Living out our days through web browsers, news feeds, and Zoom calls has laid bare the industrialized world’s reliance on technology to operate our coronavirus-affected society. Tech runs our businesses; maintains personal connections during shelter-in-place; and delivers our medicine, food, and banking. Isolated screen time shapes our mental health and hours worth of many children’s lives now stuck at home.
The major tech platforms have become the social fabric by which we live and think. They increasingly control the digital infrastructure that now serves as the intermediary to human sense-making: They shape the information environment that helps us understand the pandemic, frame our elections, tune our children’s education, and influence our mental health.
Just as the coronavirus forced our economy to suddenly deal with millions of unemployed and just as a private health industry is forced to deal with a public health crisis of historic proportions, so too are private tech platforms forced to adapt, with billions of people now unavoidably relying on them to make sense of the world.
Our reliance on their information is now a matter of life and death. Misinformation online has real-world consequences. In the developing world, a hoax claimed India had banned coronavirus social posts, and in the US, 13 percent of people thought coronavirus was a hoax during the critical weeks where earlier notification to shelter-in-place would have saved thousands of lives. Tech platforms have an ability through their persuasive techniques and microtargeting to influence the behavior of society in ways traditional media can't.
The pandemic gives us a chance to convert online lawlessness into humane and regenerative technology.
This is concerning at many levels. We’ve allowed tech platforms to quietly become the intermediator of reality and our information environment, wielding power over our actions and beliefs. While we need these companies to operate for the public good, history has shown that they routinely prioritize growth and engagement over the public interest. Their business models have prohibited them from prioritizing this except in cases of enormous emergency and crisis.

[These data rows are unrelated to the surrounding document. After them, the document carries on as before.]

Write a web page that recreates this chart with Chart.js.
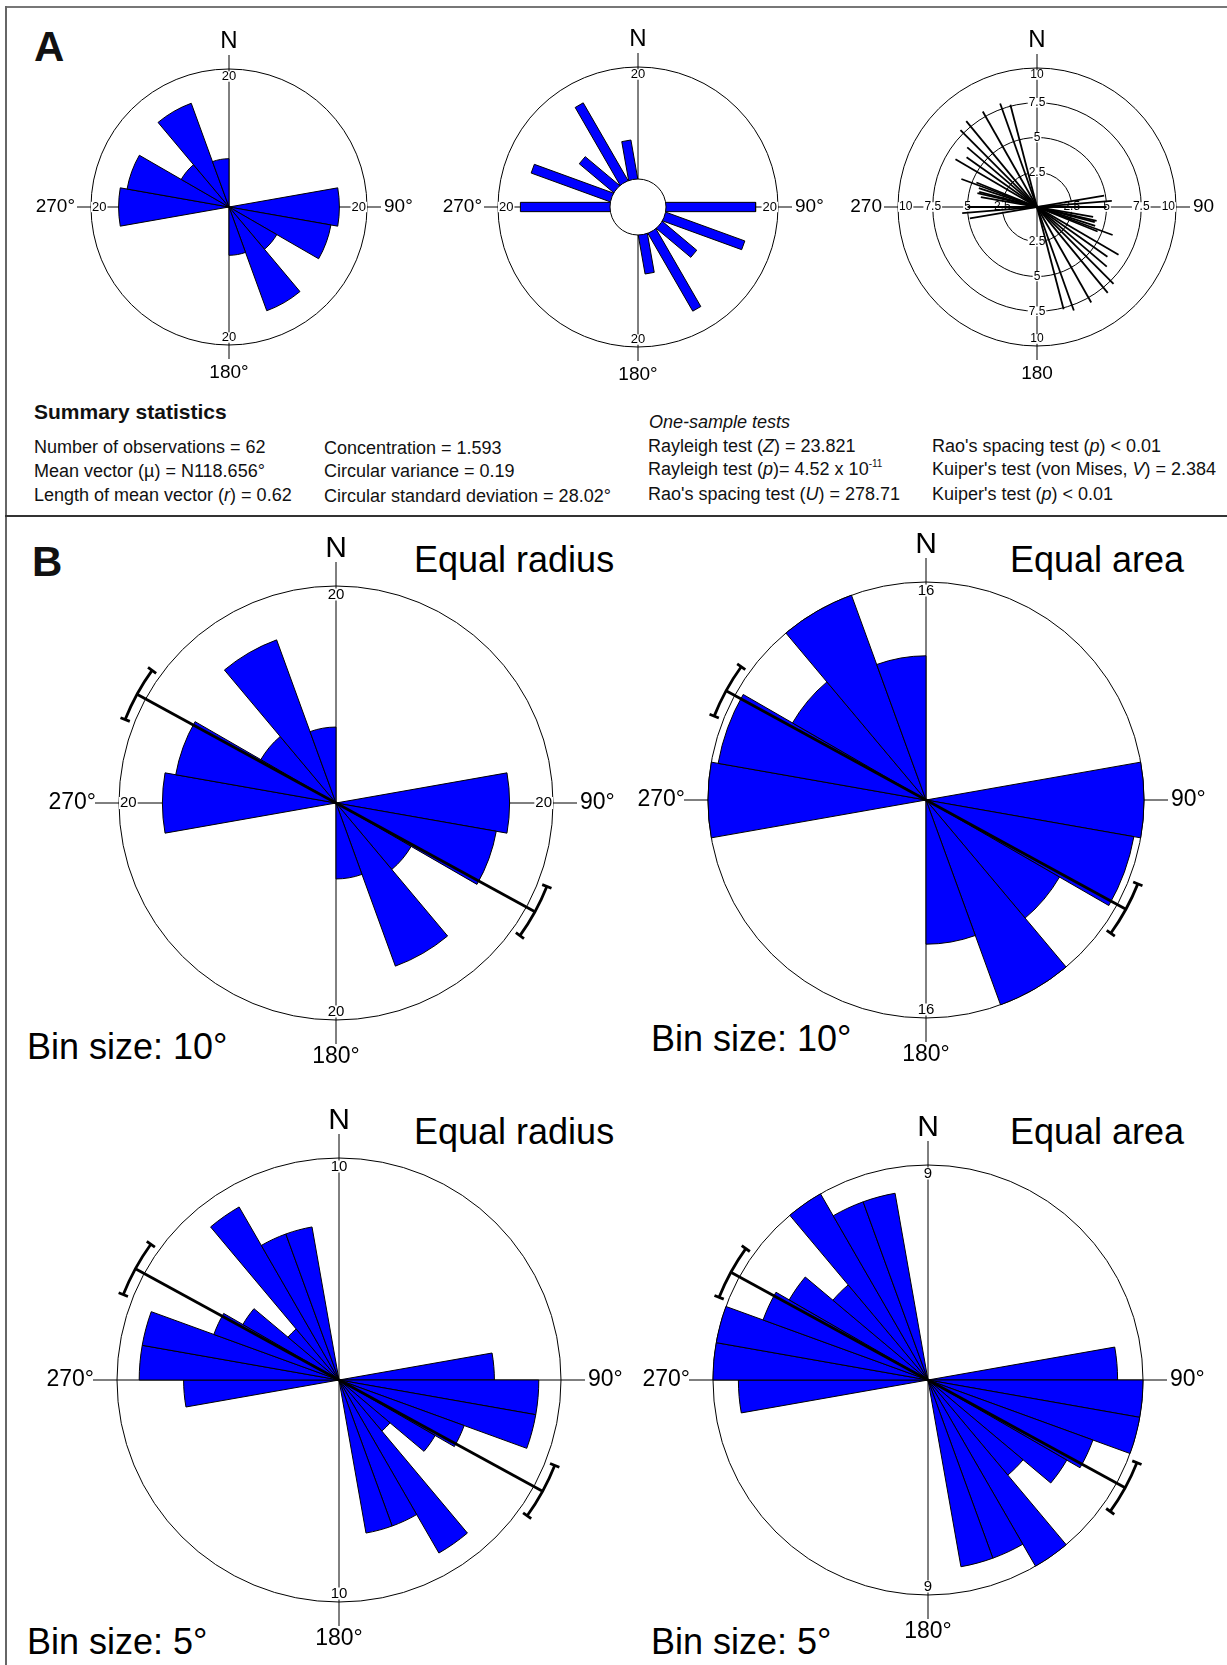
<!DOCTYPE html>
<html>
<head>
<meta charset="utf-8">
<script src="https://cdn.jsdelivr.net/npm/chart.js@4.4.1/dist/chart.umd.min.js"></script>
<style>
body { margin: 0; background: #fff; }
#page { position: relative; width: 1227px; height: 1665px; overflow: hidden; background: #fff;
        font-family: "Liberation Sans", Arial, Helvetica, sans-serif; color: #000; }
.t { position: absolute; line-height: 1; white-space: nowrap; }
.s { font-size: 18px; color: #111; }
.big { font-size: 36px; }
.panel { font-size: 42px; font-weight: bold; color: #111; }
.rule { position: absolute; }
canvas { position: absolute; }
sup { font-size: 10px; position: relative; top: -8px; vertical-align: baseline; }
</style>
</head>
<body>
<div id="page">
  <div class="rule" style="left:5px;top:6px;width:1222px;height:2px;background:#777"></div>
  <div class="rule" style="left:5px;top:6px;width:2px;height:1659px;background:#666"></div>
  <div class="rule" style="left:5px;top:515px;width:1222px;height:2px;background:#333"></div>

  <div class="t panel" style="left:34px;top:26px">A</div>
  <div class="t panel" style="left:32px;top:541px">B</div>

  <div class="t" style="left:34px;top:401px;font-size:21px;font-weight:bold;color:#111">Summary statistics</div>
  <div class="t s" style="left:34px;top:438px">Number of observations = 62</div>
  <div class="t s" style="left:34px;top:461.5px">Mean vector (µ) = N118.656°</div>
  <div class="t s" style="left:34px;top:485.5px">Length of mean vector (<i>r</i>) = 0.62</div>
  <div class="t s" style="left:324px;top:439px">Concentration = 1.593</div>
  <div class="t s" style="left:324px;top:462px">Circular variance = 0.19</div>
  <div class="t s" style="left:324px;top:486.5px">Circular standard deviation = 28.02°</div>
  <div class="t s" style="left:649px;top:412.5px"><i>One-sample tests</i></div>
  <div class="t s" style="left:648px;top:437px">Rayleigh test (<i>Z</i>) = 23.821</div>
  <div class="t s" style="left:648px;top:460px">Rayleigh test (<i>p</i>)= 4.52 x 10<sup>-11</sup></div>
  <div class="t s" style="left:648px;top:484.5px">Rao's spacing test (<i>U</i>) = 278.71</div>
  <div class="t s" style="left:932px;top:437px">Rao's spacing test (<i>p</i>) &lt; 0.01</div>
  <div class="t s" style="left:932px;top:460px">Kuiper's test (von Mises, <i>V</i>) = 2.384</div>
  <div class="t s" style="left:932px;top:484.5px">Kuiper's test (<i>p</i>) &lt; 0.01</div>

  <div class="t big" style="left:414px;top:542px">Equal radius</div>
  <div class="t big" style="left:1010px;top:542px">Equal area</div>
  <div class="t big" style="left:414px;top:1114px">Equal radius</div>
  <div class="t big" style="left:1010px;top:1114px">Equal area</div>
  <div class="t big" style="left:27px;top:1029px">Bin size: 10°</div>
  <div class="t big" style="left:651px;top:1021px">Bin size: 10°</div>
  <div class="t big" style="left:27px;top:1624px">Bin size: 5°</div>
  <div class="t big" style="left:651px;top:1624px">Bin size: 5°</div>
</div>

<script>
// counts per 20 deg sector (0-20, 20-40, ...), axial data so both ends are filled
const SECTOR_20 = [0, 0, 0, 0, 16, 15, 8, 16, 7, 0, 0, 0, 0, 16, 15, 8, 16, 7];
// counts per 10 deg sector
const SECTOR_10 = [0, 0, 0, 0, 0, 0, 0, 0, 7, 9, 9, 6, 5, 3, 9, 7, 7, 0,
                   0, 0, 0, 0, 0, 0, 0, 0, 7, 9, 9, 6, 5, 3, 9, 7, 7, 0];
// line rose: axis direction (deg) and half length
const LINE_DIR = [80.4, 85.3, 90, 100, 103, 104.7, 108, 110.3, 112, 120.4, 125.2, 130.5, 135.1, 140.5, 150.4, 160.4, 165.4];
const LINE_LEN = [4.9, 5.4, 5.0, 4.1, 4.4, 4.3, 4.4, 5.8, 4.7, 6.8, 6.2, 6.6, 7.8, 8.0, 7.9, 7.9, 7.6];
const RING_TICKS = [2.5, 5, 7.5, 10];
// mean direction and its confidence interval
const MEAN_DIR = 118.656;
const MEAN_CI = [111.6, 125.8];
const COMPASS_DEG = ['N', '90°', '180°', '270°'];
const COMPASS_PLAIN = ['N', '90', '180', '270'];

const FONT = '"Liberation Sans", Arial, Helvetica, sans-serif';
const BLUE = '#0000ff';
const FOUR = [[0, -1], [0, 1], [-1, 0], [1, 0]];
const TOP_BOTTOM = [[0, -1], [0, 1]];

const A_STYLE = {ext: 14, gapN: 28, gapS: 28, gapW: 16, gapE: 17, nSize: 24, degSize: 19, tickSize: 13};
const B_STYLE = {ext: 24, gapN: 37, gapS: 37, gapW: 23, gapE: 27, nSize: 30, degSize: 23, tickSize: 15};

const rad = d => d * Math.PI / 180;
const page = document.getElementById('page');

function geom(chart, cfg) {
    if (chart.scales.r) {
        const s = chart.scales.r;
        return {
            cx: s.xCenter, cy: s.yCenter, R: s.drawingArea,
            dist: v => s.getDistanceFromCenterForValue(cfg.area ? Math.sqrt(v) : v)
        };
    }
    const x = chart.scales.x, y = chart.scales.y;
    const cx = x.getPixelForValue(0), cy = y.getPixelForValue(0);
    return {cx: cx, cy: cy, R: x.getPixelForValue(cfg.span) - cx,
            dist: v => x.getPixelForValue(cfg.offset + v) - cx};
}

function tickLabel(ctx, text, x, y, size, edge) {
    ctx.font = size + 'px ' + FONT;
    const w = ctx.measureText(text).width;
    if (edge) {
        x -= edge[0] * (w / 2 + 1);
        y -= edge[1] * (size / 2 + 1);
    }
    ctx.fillStyle = '#fff';
    ctx.fillRect(x - w / 2 - 1, y - size * 0.4, w + 2, size * 0.8);
    ctx.fillStyle = '#000';
    ctx.textAlign = 'center';
    ctx.textBaseline = 'middle';
    ctx.fillText(text, x, y);
}

function rosePlugin(cfg) {
    const st = cfg.style;
    return {
        id: 'rose_' + cfg.id,
        beforeDatasetsDraw(chart) {
            const g = geom(chart, cfg), ctx = chart.ctx;
            const cx = g.cx, cy = g.cy, R = g.R;
            ctx.save();
            ctx.strokeStyle = '#000';
            ctx.lineWidth = 1;
            if (!chart.scales.r) {
                (cfg.rings || [cfg.max]).forEach(function (v) {
                    ctx.beginPath();
                    ctx.arc(cx, cy, g.dist(v), 0, 2 * Math.PI);
                    ctx.stroke();
                });
            }
            ctx.beginPath();
            ctx.moveTo(cx, cy - R - st.ext);
            ctx.lineTo(cx, cy + R + st.ext);
            ctx.moveTo(cx - R - st.ext, cy);
            ctx.lineTo(cx + R + st.ext, cy);
            ctx.stroke();
            if (cfg.rings) {
                cfg.rings.forEach(function (v, i) {
                    const last = i === cfg.rings.length - 1;
                    const d = g.dist(v);
                    FOUR.forEach(function (u) {
                        tickLabel(ctx, String(v), cx + u[0] * d, cy + u[1] * d, st.tickSize, last ? u : null);
                    });
                });
            }
            ctx.restore();
        },
        afterDatasetsDraw(chart) {
            const g = geom(chart, cfg), ctx = chart.ctx;
            const cx = g.cx, cy = g.cy, R = g.R;
            ctx.save();
            if (cfg.hole) {
                ctx.beginPath();
                ctx.arc(cx, cy, g.dist(0), 0, 2 * Math.PI);
                ctx.fillStyle = '#fff';
                ctx.fill();
                ctx.strokeStyle = '#000';
                ctx.lineWidth = 1;
                ctx.stroke();
            }
            if (cfg.sides) {
                cfg.sides.forEach(function (u) {
                    tickLabel(ctx, String(cfg.max), cx + u[0] * R, cy + u[1] * R, st.tickSize, u);
                });
            }
            const c = cfg.compass;
            ctx.fillStyle = '#000';
            ctx.textBaseline = 'middle';
            ctx.textAlign = 'center';
            ctx.font = st.nSize + 'px ' + FONT;
            ctx.fillText(c[0], cx, cy - R - st.gapN);
            ctx.font = st.degSize + 'px ' + FONT;
            ctx.fillText(c[2], cx, cy + R + st.gapS);
            ctx.textAlign = 'right';
            ctx.fillText(c[3], cx - R - st.gapW, cy);
            ctx.textAlign = 'left';
            ctx.fillText(c[1], cx + R + st.gapE, cy);

            if (cfg.mean) {
                const ra = R * 1.045;
                const pol = (th, r) => [cx + r * Math.sin(rad(th)), cy - r * Math.cos(rad(th))];
                ctx.strokeStyle = '#000';
                ctx.lineWidth = 2.8;
                [0, 180].forEach(function (off) {
                    const p = pol(MEAN_DIR + off, ra);
                    ctx.beginPath();
                    ctx.moveTo(cx, cy);
                    ctx.lineTo(p[0], p[1]);
                    ctx.stroke();
                    ctx.beginPath();
                    ctx.arc(cx, cy, ra, rad(MEAN_CI[0] + off - 90), rad(MEAN_CI[1] + off - 90));
                    ctx.stroke();
                    MEAN_CI.forEach(function (a) {
                        const p0 = pol(a + off, ra - 5), p1 = pol(a + off, ra + 5);
                        ctx.beginPath();
                        ctx.moveTo(p0[0], p0[1]);
                        ctx.lineTo(p1[0], p1[1]);
                        ctx.stroke();
                    });
                });
            }
            ctx.restore();
        }
    };
}

function makeCanvas(cfg) {
    const c = document.createElement('canvas');
    const size = 2 * (cfg.R + cfg.pad);
    c.width = size;
    c.height = size;
    c.style.left = (cfg.cx - cfg.R - cfg.pad) + 'px';
    c.style.top = (cfg.cy - cfg.R - cfg.pad) + 'px';
    page.appendChild(c);
    return c;
}

function baseOptions(cfg) {
    return {
        responsive: false,
        animation: false,
        events: [],
        layout: {padding: cfg.pad},
        plugins: {legend: {display: false}, tooltip: {enabled: false}}
    };
}

function wedgeRose(cfg) {
    const top = cfg.area ? Math.sqrt(cfg.max) : cfg.max;
    const opts = baseOptions(cfg);
    opts.scales = {
        r: {
            min: 0, max: top, startAngle: 0,
            ticks: {display: false, stepSize: top},
            grid: {color: '#000', lineWidth: 1},
            angleLines: {display: false},
            pointLabels: {display: false}
        }
    };
    new Chart(makeCanvas(cfg), {
        type: 'polarArea',
        data: {
            labels: cfg.counts.map((v, i) => i * 360 / cfg.counts.length),
            datasets: [{
                data: cfg.area ? cfg.counts.map(Math.sqrt) : cfg.counts,
                backgroundColor: BLUE,
                borderColor: '#000',
                borderWidth: 1
            }]
        },
        options: opts,
        plugins: [rosePlugin(cfg)]
    });
}

function scatterOptions(cfg) {
    const opts = baseOptions(cfg);
    opts.scales = {
        x: {type: 'linear', min: -cfg.span, max: cfg.span, display: false},
        y: {type: 'linear', min: -cfg.span, max: cfg.span, display: false}
    };
    return opts;
}

function barRose(cfg) {
    const step = 360 / cfg.counts.length, hw = 0.83;
    const datasets = [];
    cfg.counts.forEach(function (v, i) {
        if (!v) return;
        const t = rad(i * step + step / 2);
        const ux = Math.sin(t), uy = Math.cos(t), nx = Math.cos(t), ny = -Math.sin(t);
        const r0 = cfg.offset - 1, r1 = cfg.offset + v;
        const pts = [[r0, -hw], [r1, -hw], [r1, hw], [r0, hw], [r0, -hw]]
            .map(p => ({x: p[0] * ux + p[1] * nx, y: p[0] * uy + p[1] * ny}));
        datasets.push({
            data: pts, showLine: true, fill: 'shape', tension: 0,
            backgroundColor: BLUE, borderColor: '#000', borderWidth: 1, pointRadius: 0
        });
    });
    new Chart(makeCanvas(cfg), {
        type: 'scatter',
        data: {datasets: datasets},
        options: scatterOptions(cfg),
        plugins: [rosePlugin(cfg)]
    });
}

function lineRose(cfg) {
    const datasets = LINE_DIR.map(function (d, i) {
        const t = rad(d), L = LINE_LEN[i];
        return {
            data: [{x: -L * Math.sin(t), y: -L * Math.cos(t)}, {x: L * Math.sin(t), y: L * Math.cos(t)}],
            showLine: true, borderColor: '#000', borderWidth: 1.8, pointRadius: 0
        };
    });
    new Chart(makeCanvas(cfg), {
        type: 'scatter',
        data: {datasets: datasets},
        options: scatterOptions(cfg),
        plugins: [rosePlugin(cfg)]
    });
}

wedgeRose({id: 'a1', counts: SECTOR_20, max: 20, cx: 229, cy: 207, R: 138, pad: 60,
           style: A_STYLE, compass: COMPASS_DEG, sides: FOUR});
barRose({id: 'a2', counts: SECTOR_20, max: 20, span: 25, offset: 5, hole: true, cx: 638, cy: 207, R: 140, pad: 60,
         style: A_STYLE, compass: COMPASS_DEG, sides: FOUR});
lineRose({id: 'a3', rings: RING_TICKS, span: 10, offset: 0, cx: 1037, cy: 207, R: 139, pad: 60,
          style: Object.assign({}, A_STYLE, {tickSize: 12}), compass: COMPASS_PLAIN});

wedgeRose({id: 'b1', counts: SECTOR_20, max: 20, cx: 336, cy: 803, R: 217, pad: 80,
           style: B_STYLE, compass: COMPASS_DEG, sides: FOUR, mean: true});
wedgeRose({id: 'b2', counts: SECTOR_20, max: 16, area: true, cx: 926, cy: 800, R: 218, pad: 80,
           style: B_STYLE, compass: COMPASS_DEG, sides: TOP_BOTTOM, mean: true});
wedgeRose({id: 'b3', counts: SECTOR_10, max: 10, cx: 339, cy: 1380, R: 222, pad: 80,
           style: B_STYLE, compass: COMPASS_DEG, sides: TOP_BOTTOM, mean: true});
wedgeRose({id: 'b4', counts: SECTOR_10, max: 9, area: true, cx: 928, cy: 1380, R: 215, pad: 80,
           style: B_STYLE, compass: COMPASS_DEG, sides: TOP_BOTTOM, mean: true});
</script>
</body>
</html>
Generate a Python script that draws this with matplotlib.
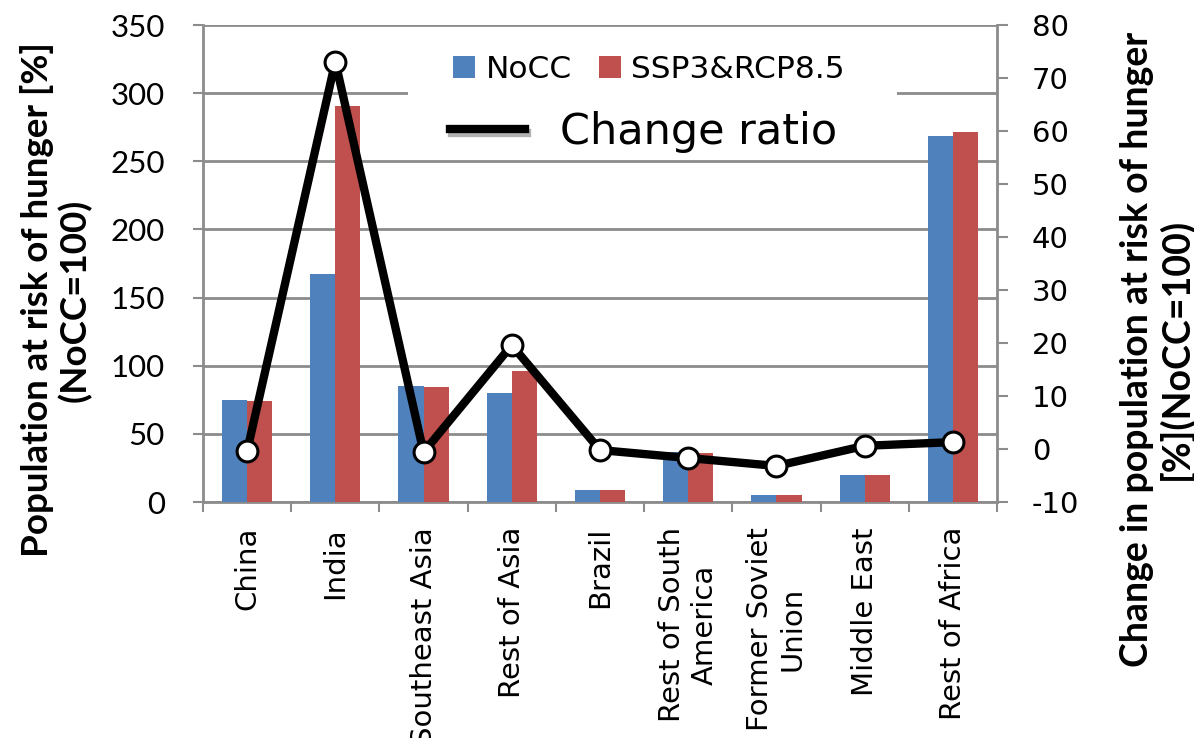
import numpy as np
import matplotlib
matplotlib.use("Agg")
import matplotlib.pyplot as plt
import matplotlib.patheffects as pe
from matplotlib.patches import Patch, Rectangle
from matplotlib.lines import Line2D

# ---------- data ----------
regions = ['China', 'India', 'Southeast Asia', 'Rest of Asia', 'Brazil',
           'Rest of South\nAmerica', 'Former Soviet\nUnion', 'Middle East', 'Rest of Africa']
nocc = [74.9, 167.6, 84.9, 80.3, 9.0, 36.5, 5.4, 20.0, 268.2]
ssp3 = [74.4, 290.6, 84.4, 95.9, 9.0, 36.0, 5.4, 20.0, 271.6]
change_ratio = [-0.4, 73.1, -0.6, 19.6, -0.2, -1.7, -3.2, 0.6, 1.3]

left_ticks = [0, 50, 100, 150, 200, 250, 300, 350]
right_ticks = [-10, 0, 10, 20, 30, 40, 50, 60, 70, 80]

BLUE = '#4F81BD'
RED = '#C0504D'
AXC = '#8C8C8C'

plt.rcParams['axes.unicode_minus'] = False

W, H = 1194, 738
fig = plt.figure(figsize=(W / 100, H / 100), dpi=100)
ax = fig.add_axes([203 / W, 1 - 502 / H, (997 - 203) / W, (502 - 25) / H])
ax2 = ax.twinx()

x = np.arange(len(regions))
bw = 0.285
ax.bar(x - bw / 2, nocc, bw, color=BLUE, zorder=3)
ax.bar(x + bw / 2, ssp3, bw, color=RED, zorder=3)

ax.set_xlim(-0.5, len(regions) - 0.5)
ax.set_ylim(0, 350)
ax.set_yticks(left_ticks)
ax.yaxis.grid(True, color=AXC, lw=2, zorder=0)
ax.set_axisbelow(True)

# category boundaries carry the ticks, names sit in the middle
ax.set_xticks(np.arange(len(regions) + 1) - 0.5)
ax.set_xticklabels([])
ax.set_xticks(x, minor=True)
ax.set_xticklabels(regions, minor=True, rotation=90, ha='center', va='top',
                   multialignment='center', fontsize=21, family='DejaVu Sans')
ax.tick_params(axis='x', which='major', direction='out', length=7.5, width=1.5, color=AXC)
ax.tick_params(axis='x', which='minor', length=0, pad=18)
ax.tick_params(axis='y', direction='out', length=7.5, width=1.5, color=AXC, pad=20,
               labelsize=22.5)
for lab in ax.get_yticklabels():
    lab.set_family('Lato')

ax.spines['top'].set_visible(False)
ax2.spines['top'].set_visible(False)
for sp in ['left', 'bottom']:
    ax.spines[sp].set_color(AXC)
    ax.spines[sp].set_linewidth(2)
ax2.spines['right'].set_color(AXC)
ax2.spines['right'].set_linewidth(2)
ax2.spines['left'].set_visible(False)
ax2.spines['bottom'].set_visible(False)

ax2.set_ylim(-10, 80)
ax2.set_yticks(right_ticks)
ax2.tick_params(axis='y', direction='out', length=8, width=1.5, color=AXC, pad=17,
                labelsize=21)
for lab in ax2.get_yticklabels():
    lab.set_family('DejaVu Sans')

ax2.plot(x, change_ratio, color='black', lw=6, marker='o', markersize=15,
         markerfacecolor='white', markeredgecolor='black', markeredgewidth=2.2,
         zorder=5, solid_joinstyle='round')

# axis titles
fig.text(56 / W, 1 - 300 / H, 'Population at risk of hunger [%]\n(NoCC=100)',
         rotation=90, ha='center', va='center', fontsize=26.5, fontweight='bold',
         family='Lato', linespacing=1.1)
fig.text(1157 / W, 1 - 349 / H, 'Change in population at risk of hunger\n[%](NoCC=100)',
         rotation=90, ha='center', va='center', fontsize=27, fontweight='bold',
         family='Lato', linespacing=1.1)

# white box behind the legend hides the gridline
fig.patches.append(Rectangle((408 / W, 1 - 155 / H), (897 - 408) / W, 125 / H,
                             transform=fig.transFigure, facecolor='white',
                             edgecolor='none', zorder=2))

bar_handles = [Patch(facecolor=BLUE), Patch(facecolor=RED)]
leg1 = fig.legend(bar_handles, ['NoCC', 'SSP3&RCP8.5'], loc='center left',
                  bbox_to_anchor=(453 / W, 1 - 69 / H), ncol=2, frameon=False,
                  handlelength=0.7, handleheight=0.7,
                  handletextpad=0.35, columnspacing=0.85, borderpad=0,
                  borderaxespad=0, prop={'family': 'DejaVu Sans', 'size': 22.5})
line_handle = Line2D([], [], color='black', lw=6,
                     path_effects=[pe.SimpleLineShadow(offset=(1.5, -3), shadow_color='gray',
                                                       alpha=0.6),
                                   pe.Normal()])
leg2 = fig.legend([line_handle], ['Change ratio'], loc='center left',
                  bbox_to_anchor=(450 / W, 1 - 132 / H), frameon=False,
                  handlelength=1.75, handletextpad=0.8, borderpad=0, borderaxespad=0,
                  prop={'family': 'DejaVu Sans', 'size': 31})

fig.savefig('out.png', dpi=100)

They publicly shirk from taking responsibility for their power under the guise of neutrality. Until now, platforms have often hidden behind the fiction that tech companies only build the tools and are reluctant to weigh in on some of the most egregious content, even when faced with sobering statistics of their harms. For example, in more than 70 countries, disinformation campaigns via social media manipulation have been used to undermine elections, swing referendums, and elect quasi-dictators. And yet, Facebook has refused to enforce the veracity of political ads.
Now is the moment for tech platforms to step into the public responsibility that the present emergency demands.
This emergency can catalyze a fundamentally new approach to technology. It starts with social media platforms abandoning the myth of neutral metrics and engagement optimization, focusing instead on how their vast reach and already existing capabilities can support the public interest—effective public communication of the truth that would save millions of lives, prioritizing means for more efficient mutual aid, supporting frontline health workers and other crisis responders.
This is a chance to change the DNA of technology platforms—for them to truly serve users and society instead of delivering mass behavioral modification in the service of commercial interests that hollows out humanity’s capacity to make good choices for the future. COVID-19 response could be a critical turning point.
The good news is that coronavirus is starting to create a shift among some tech platforms to operate in the public interest. Now that the veil of tech neutrality is being lifted, it shows that when the platforms do step up, they can create a world that supports our shared well-being, sense-making, democracy, and ability to tackle complex global challenges.
The pandemic gives us a chance to convert online lawlessness into humane and regenerative technology. It’s time for technology companies to change their legacy and prove how much good they can do when they operate for the common good of humanity, saving lives.